In some real estate markets, sellers get plenty of offers at or above their asking price. Other times, though, you may find that you need to offer an extra incentive to prospective buyers. Popular options for attracting more buyers include reducing your selling price and offering a closing cost credit, both of which help the buyer save money on the purchase.
It may seem like a price reduction and a closing cost credit of the same value are virtually the same for the seller. Both strategies reduce your proceeds by the same amount, but they might not have the same results. If you’re trying to sell your home, you should understand how closing cost credits can differ from price reductions and how to tell which option is better for you.
What Is a Closing Cost Credit?
A closing cost credit is a credit offered to the buyer of a home during closing. In some situations, closing cost credits help sellers get more offers or close on the sale more quickly. The credit amount is typically taken from the final sale value of the property, so no one has to pay the sum upfront. Sometimes, the buyer agrees to add the credit to the purchase price of the home, which gives them immediate access to funds they may not otherwise have. Other times, the seller agrees to take the credit out of their proceeds from the sale.
The buyer and seller negotiate the closing cost credit agreement and put their final decision in writing. It’s important that both the buyer and seller be clear about what the funds will be used for. Buyers can use the credit to cover some of their closing costs, including property taxes, mortgage fees, the home appraisal, and other expenses directly involved in the escrow closing.
Closing cost credits can also go toward home repairs if the buyer and seller come to a mutual agreement on the matter. This way, neither the seller nor the buyer will have to pay out-of-pocket to repair the property.

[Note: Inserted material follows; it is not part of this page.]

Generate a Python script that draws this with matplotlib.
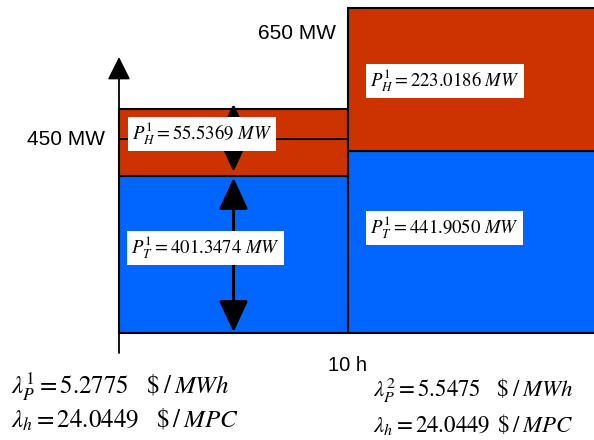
import matplotlib.pyplot as plt
from matplotlib.patches import ArrowStyle

plt.rcParams['mathtext.fontset'] = 'stix'
plt.rcParams['font.family'] = ['Liberation Sans', 'DejaVu Sans']

# two periods, x in hours
starts = [0, 10]
widths = [10, 14]
# block heights as drawn in the diagram (schematic, not to scale)
thermal_drawn = [364, 422]
hydro_drawn = [156, 332]
# values written on the blocks
thermal_values = ['401.3474', '441.9050']
hydro_values = ['55.5369', '223.0186']
lambda_p = ['5.2775', '5.5475']
lambda_h = ['24.0449', '24.0449']
mw_marks = ['450 MW', '650 MW']
mw_levels = [450, 696]
hour_label = '10 h'

# pixel scale of the sketch
PX_H = 22.9
PX_MW = 0.431
X0, Y0 = 119, 333

def hx(px):
    return (px - X0) / PX_H

def my(py):
    return (Y0 - py) / PX_MW

fig = plt.figure(figsize=(5.94, 4.40), dpi=100)
ax = fig.add_axes([0, 0, 1, 1])
ax.set_xlim(hx(0), hx(594))
ax.set_ylim(my(440), my(0))
ax.axis('off')

red = '#CC3300'
blue = '#0066FF'

ax.bar(starts, thermal_drawn, width=widths, align='edge', color=blue,
       edgecolor='black', linewidth=1.5, zorder=2)
ax.bar(starts, hydro_drawn, width=widths, bottom=thermal_drawn, align='edge',
       color=red, edgecolor='black', linewidth=1.5, zorder=2)

# 450 MW reference line inside first block
ax.plot([starts[0], starts[0] + widths[0]], [mw_levels[0], mw_levels[0]],
        color='black', lw=1.3, zorder=3)

# vertical axis with arrow
ax.annotate('', xy=(0, my(57)), xytext=(0, my(353)),
            arrowprops=dict(arrowstyle=ArrowStyle('-|>', head_length=1.0, head_width=0.5),
                            mutation_scale=14, lw=1.3, color='black',
                            shrinkA=0, shrinkB=0), zorder=4)

# double arrows across the first period blocks
mid = starts[0] + widths[0] / 2
dbl = ArrowStyle('<|-|>', head_length=0.97, head_width=0.45)
ax.annotate('', xy=(mid, thermal_drawn[0] + hydro_drawn[0] + 12), xytext=(mid, thermal_drawn[0] + 10),
            arrowprops=dict(arrowstyle=dbl, mutation_scale=20, lw=2.2, color='black',
                            shrinkA=0, shrinkB=0), zorder=4)
ax.annotate('', xy=(mid, thermal_drawn[0] - 4), xytext=(mid, 2),
            arrowprops=dict(arrowstyle=dbl, mutation_scale=20, lw=2.2, color='black',
                            shrinkA=0, shrinkB=0), zorder=4)

box = dict(facecolor='white', edgecolor='none', pad=3)
ts = 13.5
ax.text(hx(132), my(134), r'$P_H^1 = %s\ MW$' % hydro_values[0], fontsize=ts,
        va='center', ha='left', bbox=box, zorder=5)
ax.text(hx(370), my(81), r'$P_H^1 = %s\ MW$' % hydro_values[1], fontsize=ts,
        va='center', ha='left', bbox=box, zorder=5)
ax.text(hx(131), my(248), r'$P_T^1 = %s\ MW$' % thermal_values[0], fontsize=ts,
        va='center', ha='left', bbox=box, zorder=5)
ax.text(hx(370), my(228), r'$P_T^1 = %s\ MW$' % thermal_values[1], fontsize=ts,
        va='center', ha='left', bbox=box, zorder=5)

ax.text(hx(105), mw_levels[0], mw_marks[0], fontsize=15, ha='right', va='center')
ax.text(hx(336), mw_levels[1], mw_marks[1], fontsize=15, ha='right', va='center')
ax.text(starts[1], my(365), hour_label, fontsize=14.5, ha='center', va='center')

# price lines under each period: x, baselines, size, gap before units
rows = [(11, 393, 428, 18, r'\quad'), (373, 397, 432, 16.5, r'\enspace')]
for i, (xp, b1, b2, bs, gap) in enumerate(rows):
    ax.text(hx(xp), my(b1), r'$\lambda_P^%d = %s\quad \$\:/\:MWh$' % (i + 1, lambda_p[i]),
            fontsize=bs, ha='left', va='baseline')
    ax.text(hx(xp), my(b2), r'$\lambda_h = %s%s \$\:/\:MPC$' % (lambda_h[i], gap),
            fontsize=bs, ha='left', va='baseline')

fig.savefig('out.png', dpi=100, facecolor='white')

Instead, the cost of repairs is calculated into the final offer for the home.
Benefits of Offering a Closing Cost Credit
Closing cost credits are very appealing for buyers. When purchasing a home, you have to come up with a down payment, cover your moving costs, and pay for a number of other miscellaneous expenses. Paying for closing costs in addition to everything else can be a financial burden, so the credit is a major selling point.
If you’re struggling to get offers on your home, offering a credit of $3,000 to $5,000 could completely change the situation. Some buyers may even offer a higher purchase price in exchange for the credit, so your total proceeds won’t change at all.

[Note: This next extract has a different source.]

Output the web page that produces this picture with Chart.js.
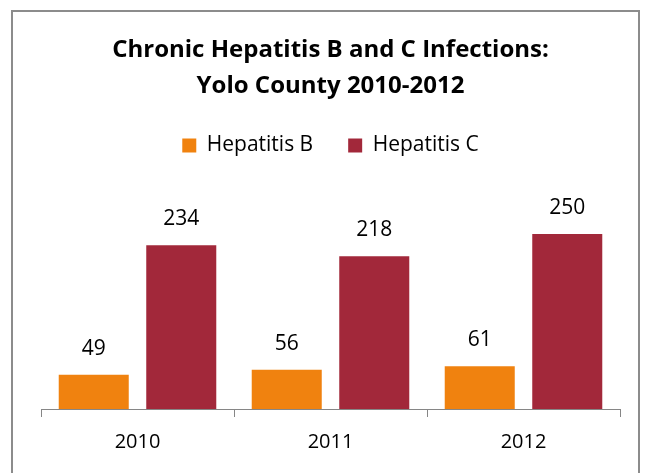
<!DOCTYPE html>
<html>
<head>
<meta charset="utf-8">
<script src="https://cdn.jsdelivr.net/npm/chart.js@4.4.0/dist/chart.umd.min.js"></script>
<style>
  body { margin: 0; background: #fff; }
  #wrap { width: 649px; height: 473px; position: relative; }
</style>
</head>
<body>
<div id="wrap"><canvas id="hepChart" width="649" height="473"></canvas></div>
<script>
// chart values
var years = ["2010", "2011", "2012"];
var hepB = [49, 56, 61];
var hepC = [234, 218, 250];
var seriesNames = ["Hepatitis B", "Hepatitis C"];
var titleLines = ["Chronic Hepatitis B and C Infections:", "Yolo County 2010-2012"];

var FONT = "'Open Sans', sans-serif";

// outer frame like the spreadsheet chart box
var framePlugin = {
  id: "frame",
  beforeDraw: function(chart) {
    var ctx = chart.ctx;
    ctx.save();
    ctx.fillStyle = "#fff";
    ctx.fillRect(0, 0, chart.width, chart.height);
    ctx.strokeStyle = "#8c8c8c";
    ctx.lineWidth = 2;
    ctx.strokeRect(12, 11, 627, 480);
    ctx.restore();
  }
};

// value labels above each bar
var valueLabels = {
  id: "valueLabels",
  afterDatasetsDraw: function(chart) {
    var ctx = chart.ctx;
    ctx.save();
    ctx.font = "21px " + FONT;
    ctx.fillStyle = "#000";
    ctx.textAlign = "center";
    ctx.textBaseline = "middle";
    chart.data.datasets.forEach(function(ds, i) {
      var meta = chart.getDatasetMeta(i);
      meta.data.forEach(function(bar, j) {
        ctx.fillText(ds.data[j], bar.x, bar.y - 26);
      });
    });
    ctx.restore();
  }
};

var ctx = document.getElementById("hepChart");
var hepChart = new Chart(ctx, {
  type: "bar",
  data: {
    labels: years,
    datasets: [
      { label: seriesNames[0], data: hepB, backgroundColor: "#F0820F" },
      { label: seriesNames[1], data: hepC, backgroundColor: "#A2283A" }
    ]
  },
  options: {
    responsive: false,
    animation: false,
    events: [],
    categoryPercentage: 0.907,
    barPercentage: 0.8,
    layout: { padding: { left: 41, right: 29, top: 0, bottom: 6 } },
    plugins: {
      title: {
        display: true,
        text: titleLines,
        color: "#000",
        font: { family: FONT, size: 24, weight: "bold", lineHeight: 1.5 },
        padding: { top: 32, bottom: -4 }
      },
      legend: {
        display: true,
        position: "top",
        labels: {
          boxWidth: 14,
          boxHeight: 14,
          color: "#000",
          padding: 35,
          font: { family: FONT, size: 21 }
        }
      },
      tooltip: { enabled: false }
    },
    scales: {
      x: {
        grid: {
          display: true,
          drawOnChartArea: false,
          drawTicks: true,
          tickLength: 8,
          color: "#868686"
        },
        border: { display: true, color: "#868686", width: 1 },
        ticks: {
          color: "#000",
          padding: 13,
          font: { family: FONT, size: 20 }
        }
      },
      y: {
        display: false,
        min: 0,
        max: 347
      }
    }
  },
  plugins: [framePlugin, valueLabels]
});
</script>
</body>
</html>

Although a price reduction and a closing cost credit are mathematically similar, there’s sometimes a psychological difference between the two for buyers. A price reduction might raise red flags as it makes it seem like something is wrong with the home. Prospective buyers may be skeptical about why you couldn’t sell the property at its original price. A closing cost credit, on the other hand, feels like an extra incentive or a bonus to many buyers.

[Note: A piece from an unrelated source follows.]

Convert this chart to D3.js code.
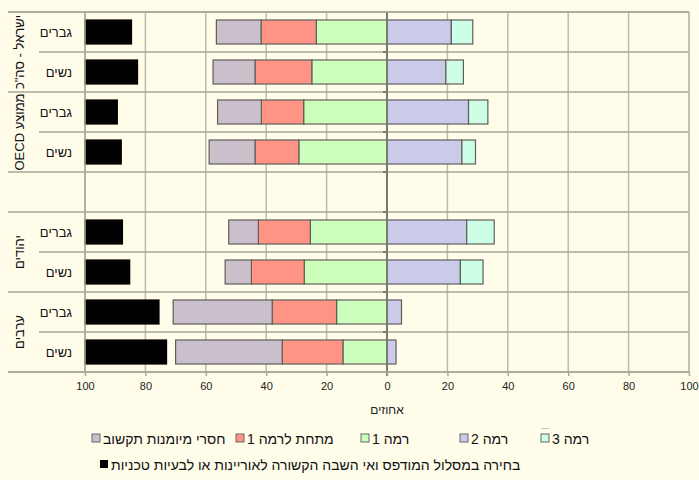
<!DOCTYPE html>
<html><head><meta charset="utf-8">
<script src="https://cdn.jsdelivr.net/npm/d3@7"></script>
<style>
html,body{margin:0;padding:0;background:#fffcea;}
svg{display:block;font-family:"Liberation Sans",Arial,sans-serif;}
</style></head>
<body><svg id="c" width="699" height="480"></svg>
<script>
// ---- data ----
const rowIds = ["il_m","il_w","oecd_m","oecd_w","gap","jew_m","jew_w","arab_m","arab_w"];
const rowLabels = ["גברים","נשים","גברים","נשים","","גברים","נשים","גברים","נשים"];
const groups = [
  {label:'ישראל - סה"כ', rows:["il_m","il_w"]},
  {label:"ממוצע OECD", rows:["oecd_m","oecd_w"]},
  {label:"יהודים", rows:["jew_m","jew_w"]},
  {label:"ערבים", rows:["arab_m","arab_w"]}
];
// percentages per row (left side shown as positive)
const printedPath = [15.4,17.4,10.7,12.0,null,12.4,14.8,24.5,27.0];   // black, anchored at left edge
const noIctSkills = [14.8,13.9,14.5,15.2,null, 9.8, 8.7,32.8,35.3];
const belowLevel1 = [18.3,18.8,14.0,14.5,null,17.2,17.5,21.3,20.1];
const level1      = [23.4,24.9,27.6,29.2,null,25.4,27.4,16.7,14.6];
const level2      = [21.3,19.5,27.0,24.8,null,26.4,24.3, 4.8, 3.0];
const level3      = [ 7.1, 5.8, 6.4, 4.5,null, 9.1, 7.5, 0.0, 0.0];
const tickValues = [-100,-80,-60,-40,-20,0,20,40,60,80,100];
const axisTitle = "אחוזים";
const legendNames = ["חסרי מיומנות תקשוב","מתחת לרמה 1","רמה 1","רמה 2","רמה 3"];
const legendColors = ["#cabfca","#ff9486","#ccffbc","#cbcbe9","#ccffe6"];
const blackLegend = "בחירה במסלול המודפס ואי השבה הקשורה לאוריינות או לבעיות טכניות";

// ---- layout ----
const svg = d3.select("#c");
const W=699,H=480;
const pL=85,pR=689,pT=12,pB=372,labelLeft=8,innerLeft=39;
svg.append("rect").attr("width",W).attr("height",H).attr("fill","#fffcea");

const x = d3.scaleLinear().domain([-100,100]).range([pL,pR]);
const y = d3.scaleBand().domain(rowIds).range([pT,pB]).paddingInner(0.4).paddingOuter(0.2);
const step = y.step();

const grid = svg.append("g");
grid.selectAll("line.v").data(tickValues.filter(v=>v!==0)).join("line")
  .attr("x1",d=>x(d)).attr("x2",d=>x(d)).attr("y1",pT).attr("y2",pB)
  .attr("stroke","#bdbcaa").attr("stroke-width",1.5);
const groupStarts = new Set(["il_m","oecd_m","gap","jew_m","arab_m"]);
const seps = rowIds.map((id,i)=>({y:pT+i*step, grp: groupStarts.has(id) || (i>0 && rowIds[i-1]==="gap")}));
seps.push({y:pB,grp:true});
grid.selectAll("line.h").data(seps).join("line")
  .attr("x1",d=>d.grp?labelLeft:innerLeft).attr("x2",pR)
  .attr("y1",d=>d.y).attr("y2",d=>d.y)
  .attr("stroke","#a9a899").attr("stroke-width",1.5);
grid.append("line").attr("x1",pR).attr("x2",pR).attr("y1",pT).attr("y2",pB)
  .attr("stroke","#bdbcaa").attr("stroke-width",1.5);

// ---- bars ----
const rows = rowIds.map((id,i)=>({id,i})).filter(d=>d.id!=="gap");
const segs = [];
rows.forEach(({id,i})=>{
  const g=level1[i], r=belowLevel1[i], s=noIctSkills[i];
  segs.push({id, x0:-g, x1:0, c:legendColors[2]});
  segs.push({id, x0:-(g+r), x1:-g, c:legendColors[1]});
  segs.push({id, x0:-(g+r+s), x1:-(g+r), c:legendColors[0]});
  segs.push({id, x0:0, x1:level2[i], c:legendColors[3]});
  if(level3[i]>0) segs.push({id, x0:level2[i], x1:level2[i]+level3[i], c:legendColors[4]});
  segs.push({id, x0:-100, x1:-100+printedPath[i], c:"#000000", black:true});
});
svg.append("g").selectAll("rect").data(segs).join("rect")
  .attr("x",d=>x(d.x0)).attr("width",d=>x(d.x1)-x(d.x0))
  .attr("y",d=>y(d.id)).attr("height",y.bandwidth())
  .attr("fill",d=>d.c)
  .attr("stroke",d=>d.black?"#000":"#5f5f5a").attr("stroke-width",1.2);

const zg = svg.append("g");
zg.append("line").attr("x1",x(0)).attr("x2",x(0)).attr("y1",pT).attr("y2",pB+4)
  .attr("stroke","#7a7a72").attr("stroke-width",2);
zg.selectAll("line.t").data(seps.slice(1,-1)).join("line")
  .attr("x1",x(0)-4).attr("x2",x(0)).attr("y1",d=>d.y).attr("y2",d=>d.y)
  .attr("stroke","#7a7a72").attr("stroke-width",2);

// ---- x axis ----
const axis = d3.axisBottom(x).tickValues(tickValues).tickFormat(d=>Math.abs(d)).tickSize(4).tickPadding(6);
const ag = svg.append("g").attr("transform",`translate(0,${pB})`).call(axis);
ag.select(".domain").remove();
ag.selectAll(".tick line").attr("stroke","#a9a899").attr("stroke-width",1.5);
ag.selectAll(".tick text").attr("font-size",11).attr("fill","#222").attr("font-family","'Liberation Sans',Arial,sans-serif");
ag.append("line").attr("x1",labelLeft).attr("x2",pR).attr("y1",0).attr("y2",0)
  .attr("stroke","#a9a899").attr("stroke-width",1.5);
svg.append("line").attr("x1",labelLeft).attr("x2",pR).attr("y1",pT).attr("y2",pT)
  .attr("stroke","#a9a899").attr("stroke-width",1.5);
svg.append("line").attr("x1",pL).attr("x2",pL).attr("y1",pT).attr("y2",pB)
  .attr("stroke","#a9a899").attr("stroke-width",1.5);

svg.append("text").attr("x",x(0)).attr("y",414).attr("text-anchor","middle")
  .attr("font-size",12).attr("fill","#222").text(axisTitle);

// ---- row labels ----
svg.append("g").selectAll("text").data(rowIds.map((id,i)=>({id,l:rowLabels[i]})).filter(d=>d.l))
  .join("text").attr("x",72).attr("y",d=>y(d.id)+y.bandwidth()/2+5)
  .attr("text-anchor","end").attr("font-size",13).attr("fill","#111").text(d=>d.l);
svg.append("g").selectAll("text").data(groups).join("text")
  .attr("transform",d=>{const cy=(y(d.rows[0])+y(d.rows[1])+y.bandwidth())/2; return `translate(24,${cy}) rotate(-90)`;})
  .attr("text-anchor","middle").attr("direction","rtl").style("unicode-bidi","embed")
  .attr("font-size",13).attr("fill","#111").text(d=>d.label);

// ---- legend ----
const lg = svg.append("g");
const itemX = [92,236,361,460,541];
legendNames.forEach((n,i)=>{
  lg.append("rect").attr("x",itemX[i]).attr("y",434).attr("width",8).attr("height",8)
    .attr("fill",legendColors[i]).attr("stroke","#666").attr("stroke-width",1);
  lg.append("text").attr("x",itemX[i]+11).attr("y",444).attr("font-size",14).attr("fill","#111").text(n);
});
lg.append("line").attr("x1",541).attr("x2",550).attr("y1",428.5).attr("y2",428.5).attr("stroke","#c8c8c0").attr("stroke-width",1);
lg.append("rect").attr("x",100).attr("y",460).attr("width",8).attr("height",8).attr("fill","#000");
lg.append("text").attr("x",111).attr("y",470).attr("font-size",14).attr("fill","#111").text(blackLegend);
</script></body></html>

When to Offer a Price Reduction
Closing cost credits are generally preferred among buyers, but they’re not always ideal for sellers. Sometimes, a price reduction is a better option when you’re trying to get more offers on your home.
A price reduction and a closing cost credit of the same value might result in slightly different financial situations during and after the sale of your home. Many of the fees related to selling your home are calculated based on the sale price of the property, so selling at a reduced price will also reduce your fees.
If your proceeds from the sale will be subject to capital gains taxes, a price reduction will lower your tax bill, too. Home sale profits that are less than $250,000 for single filers and less than $500,000 for married couples aren’t subject to capital gains, so most sellers don’t have to worry about this. However, you could save a few hundred to a few thousand dollars by offering a price reduction if you do have to pay capital gains taxes.
Another consideration is whether or not offering a price reduction will push your home into a different bracket in the filters buyers use to find properties online. Most real estate websites allow users to filter by price in increments of $50,000. If, for example, you reduce your asking price from $305,000 to $300,000, your home may now appear in the filtered results for a different set of buyers. This could be a great way to increase your offers if you’re struggling to sell the home.
You should also be wary when the buyer asks for a closing cost credit during negotiations. Often times, buyers try to negotiate for a credit simply to get a better deal on the sale. However, this sometimes indicates that the buyer is financially stretched thin and is struggling to cover the down payment and the closing costs. If you get this impression, you might have trouble when trying to close.
A closing cost credit can be an effective strategy for getting more offers on your home. As a seller, though, offering a price reduction may be a better option. You should consider how each choice could change your fees and taxes as well as the effect it may have on the buyer. If you’re not sure which strategy is better in your situation, consult with your real estate or financial advisor. The option you choose could make a big difference in your selling time and in your proceeds, so it’s important to be thoughtful, careful, and intentional in your decision.